> _DIRECTIONS_
Extract each line of the records below that contains the word "this".
◆ ◆ ◆ ◆ ◆
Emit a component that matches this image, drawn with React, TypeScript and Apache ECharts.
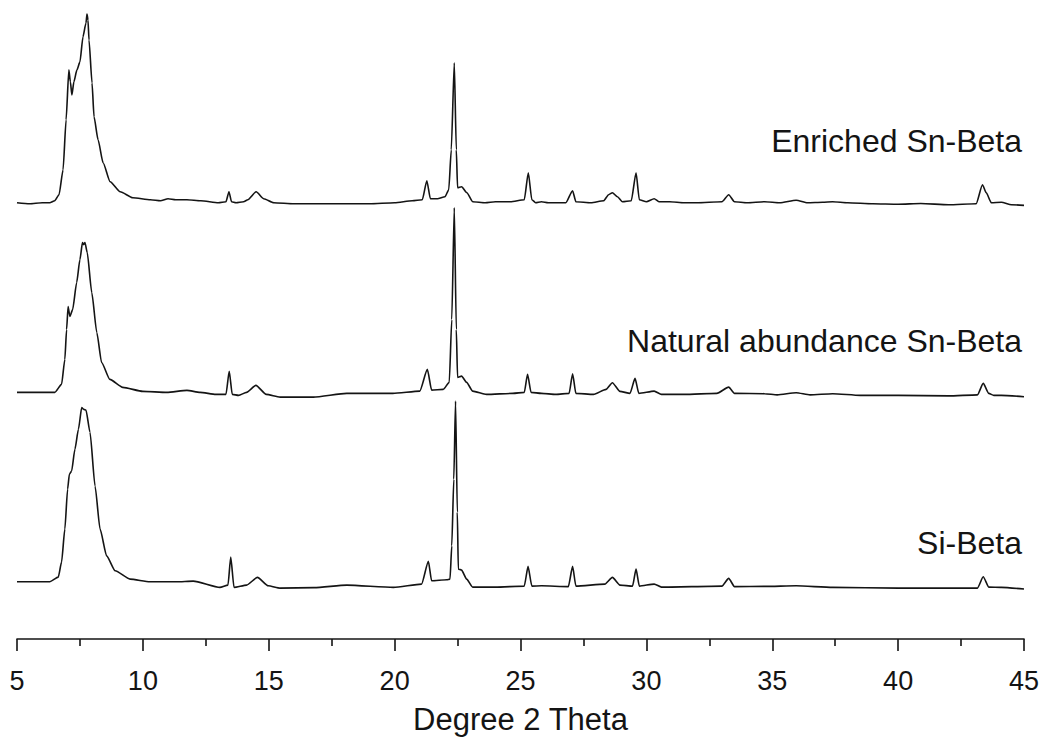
import React, { useEffect, useRef } from "react";
import * as echarts from "echarts";

// 2θ (degrees) vs intensity (a.u., above each pattern's own baseline)
const enriched: [number, number][] = [
  [5.0, 2], [5.5, 1], [6.0, 2], [6.3, 2], [6.5, 4], [6.67, 10], [6.83, 35], [6.95, 85],
  [7.06, 135], [7.12, 123], [7.18, 110], [7.26, 123], [7.38, 135], [7.5, 143], [7.62, 168],
  [7.74, 182], [7.78, 191], [7.82, 185], [7.86, 165], [7.98, 122], [8.06, 88], [8.22, 65],
  [8.42, 42], [8.7, 23], [9.1, 13], [9.6, 7], [10.3, 5], [10.7, 4], [11.0, 6], [11.3, 5],
  [11.75, 5], [12.3, 4], [13.0, 2], [13.3, 3], [13.42, 13], [13.52, 3], [13.7, 2], [14.0, 3],
  [14.17, 5], [14.5, 13], [14.8, 6], [15.2, 2], [16, 1], [17, 1], [18, 1], [19, 1], [20, 2],
  [20.7, 4], [21.1, 5], [21.28, 24], [21.42, 6], [21.7, 6], [22.0, 8], [22.15, 15], [22.25, 55],
  [22.37, 142], [22.45, 55], [22.5, 17], [22.66, 18], [22.87, 12], [23.1, 3], [23.6, 2], [24.0, 3],
  [24.6, 3], [25.15, 5], [25.31, 32], [25.45, 5], [25.6, 2], [25.83, 3], [26.1, 2], [26.8, 2],
  [27.07, 14], [27.2, 3], [27.8, 2], [28.3, 4], [28.5, 10], [28.65, 12], [28.85, 8], [29.05, 3],
  [29.4, 4], [29.59, 32], [29.72, 5], [30.0, 3], [30.31, 6], [30.5, 3], [30.93, 3], [31.5, 2],
  [32, 2], [33.0, 3], [33.27, 10], [33.5, 3], [34, 2], [34.7, 3], [35.3, 2], [35.95, 4.5],
  [36.4, 2], [37.0, 2.5], [37.4, 3], [38, 2], [39, 1], [40, 0.5], [40.9, 1.2], [42, 0],
  [43.1, 1], [43.35, 20], [43.5, 12], [43.7, 2], [44.1, 2.5], [44.5, 0], [45, -0.7],
];

const natural: [number, number][] = [
  [5.0, 4], [6.0, 4], [6.5, 4], [6.77, 12], [6.9, 37], [6.97, 67], [7.03, 90], [7.1, 80],
  [7.21, 87], [7.37, 114], [7.5, 137], [7.6, 154], [7.65, 152], [7.7, 154], [7.79, 144],
  [7.97, 104], [8.17, 64], [8.36, 34], [8.69, 17], [9.2, 9], [10.0, 5], [10.95, 4], [11.75, 6],
  [12.27, 4], [12.9, 2], [13.3, 2], [13.43, 25], [13.55, 2], [13.8, 1], [14.12, 4], [14.49, 11],
  [14.9, 2], [15.45, -0.7], [16.77, -0.7], [18.1, 3], [19.93, 3], [21.0, 5.3], [21.3, 27],
  [21.47, 6.3], [21.93, 7], [22.17, 14], [22.27, 77], [22.37, 189], [22.45, 67], [22.5, 19],
  [22.66, 20.3], [22.86, 14], [23.1, 5.3], [23.65, 2], [24.7, 3], [25.15, 4], [25.28, 22],
  [25.42, 4], [25.83, 3], [26.4, 2], [26.93, 3], [27.07, 22.7], [27.2, 3], [27.9, 2], [28.4, 7],
  [28.65, 13.7], [28.95, 5], [29.35, 3], [29.55, 18], [29.7, 3], [30.31, 5.3], [30.6, 2],
  [31.5, 2], [32.8, 3], [33.27, 9.3], [33.5, 3], [34.7, 2.7], [35.2, 1.5], [35.95, 3.7],
  [36.5, 1.5], [37.4, 2.7], [38.5, 1], [40, 1], [42, 0.5], [43.15, 1.5], [43.38, 13], [43.6, 3],
  [43.8, 1], [44.1, 1], [45, -0.3],
];

const siBeta: [number, number][] = [
  [5.0, 7.3], [6.3, 7.3], [6.64, 12], [6.77, 27], [6.9, 60], [7.01, 100], [7.08, 115],
  [7.17, 118.3], [7.3, 140], [7.44, 160], [7.57, 181.7], [7.65, 180], [7.74, 179.3], [7.9, 157],
  [8.1, 103.3], [8.3, 60], [8.56, 33.3], [8.9, 18.3], [9.49, 10], [10.28, 7.3], [11.34, 7.3],
  [12.0, 8], [13.06, 1.7], [13.38, 4], [13.49, 32], [13.62, 1.7], [14.12, 4], [14.55, 11.7],
  [14.98, 3.3], [15.45, 1], [16.8, 1.5], [18.1, 4], [19.95, 1.7], [21.07, 5], [21.34, 27.7],
  [21.47, 8.3], [22.07, 9.3], [22.2, 10], [22.27, 43.3], [22.35, 110], [22.42, 188.3],
  [22.49, 77], [22.53, 20], [22.66, 19], [22.86, 10], [23.1, 2], [24, 2], [25.15, 3],
  [25.3, 22.7], [25.45, 3], [25.83, 3.3], [26.9, 2.5], [27.07, 22.7], [27.2, 3], [28.35, 5],
  [28.65, 11.7], [28.95, 4], [29.45, 3], [29.59, 20], [29.72, 3], [30.31, 5], [30.6, 2],
  [33.0, 3], [33.27, 10.7], [33.5, 2.5], [34.7, 2.7], [35.95, 3.3], [37.4, 1.7], [40, 1],
  [43.15, 1], [43.38, 12.3], [43.6, 2], [44.1, 1.7], [45, 0],
];

// vertical stacking offsets (a.u.)
const offsets = { enriched: 435, natural: 243, siBeta: 50 };
const seriesNames = ["Enriched Sn-Beta", "Natural abundance Sn-Beta", "Si-Beta"];
const xTicks = { min: 5, max: 45, interval: 5 };
const xAxisTitle = "Degree 2 Theta";

const FONT = "'Liberation Sans', Arial, sans-serif";
const INK = "#141414";

export default function App() {
  const ref = useRef<HTMLDivElement>(null);
  useEffect(() => {
    if (!ref.current) return;
    const chart = echarts.init(ref.current, null, { renderer: "svg" });
    const shift = (d: [number, number][], o: number) => d.map(([x, y]) => [x, y + o]);
    const line = (name: string, data: number[][]) => ({
      name,
      type: "line",
      data,
      showSymbol: false,
      symbol: "none",
      clip: false,
      smooth: 0.2,
      smoothMonotone: "x",
      lineStyle: { color: INK, width: 1.6 },
    });
    const labelText = (text: string, top: number) => ({
      type: "text",
      right: 23,
      top,
      style: { text, font: `32px ${FONT}`, fill: INK },
    });
    chart.setOption({
      animation: false,
      backgroundColor: "#ffffff",
      grid: { left: 17, right: 21, top: 0, bottom: 100, containLabel: false },
      xAxis: {
        type: "value",
        min: xTicks.min,
        max: xTicks.max,
        interval: xTicks.interval,
        name: xAxisTitle,
        nameLocation: "middle",
        nameGap: 65,
        nameTextStyle: { fontSize: 31, fontFamily: FONT, color: INK, lineHeight: 31 },
        axisLine: { show: true, lineStyle: { color: INK, width: 1.6 } },
        axisTick: { show: true, inside: false, length: 12, lineStyle: { color: INK, width: 1.6 } },
        minorTick: { show: true, splitNumber: 2, length: 7, lineStyle: { color: INK, width: 1.6 } },
        splitLine: { show: false },
        axisLabel: {
          fontSize: 27,
          lineHeight: 27,
          fontFamily: FONT,
          color: INK,
          margin: 28,
          showMinLabel: true,
          showMaxLabel: true,
        },
      },
      yAxis: { type: "value", min: 0, max: 640, show: false },
      series: [
        line(seriesNames[0], shift(enriched, offsets.enriched)),
        line(seriesNames[1], shift(natural, offsets.natural)),
        line(seriesNames[2], shift(siBeta, offsets.siBeta)),
      ],
      graphic: [
        labelText(seriesNames[0], 125),
        labelText(seriesNames[1], 325),
        labelText(seriesNames[2], 527),
      ],
    });
    return () => chart.dispose();
  }, []);
  return (
    <div
      ref={ref}
      style={{ position: "absolute", left: 0, top: 0, width: 1045, height: 740, background: "#fff" }}
    />
  );
}
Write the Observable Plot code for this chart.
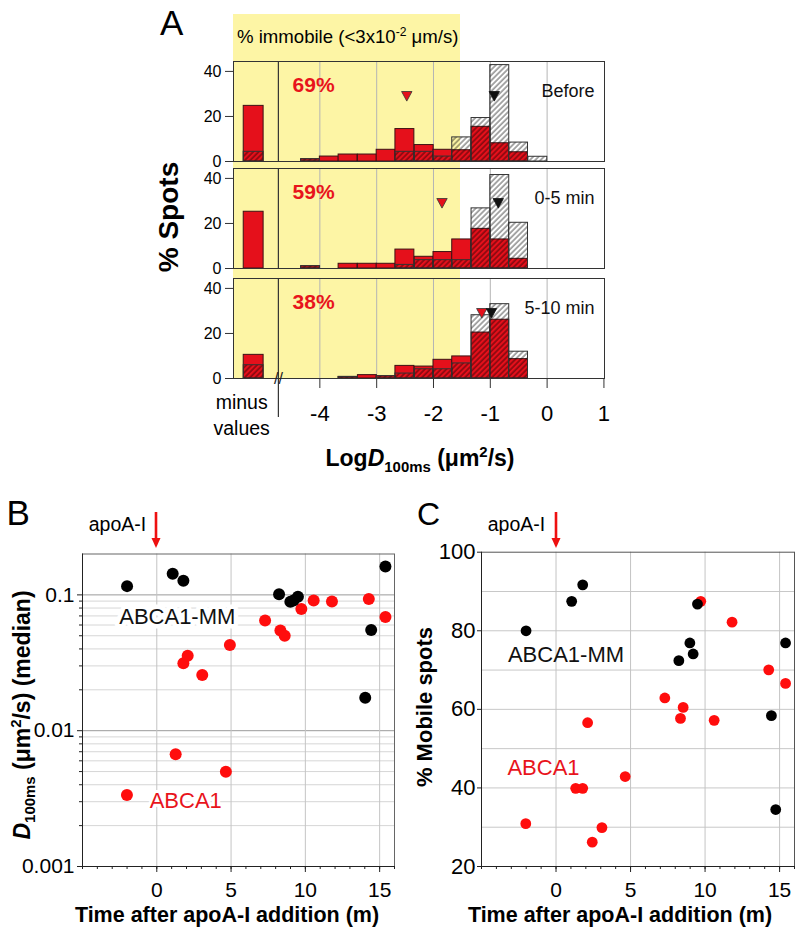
◆ ◆ ◆ ◆ ◆
> _WORKED ANSWER_
Emit a component that matches this image, drawn with React, TypeScript and Apache ECharts.
Write the Observable Plot code for this chart.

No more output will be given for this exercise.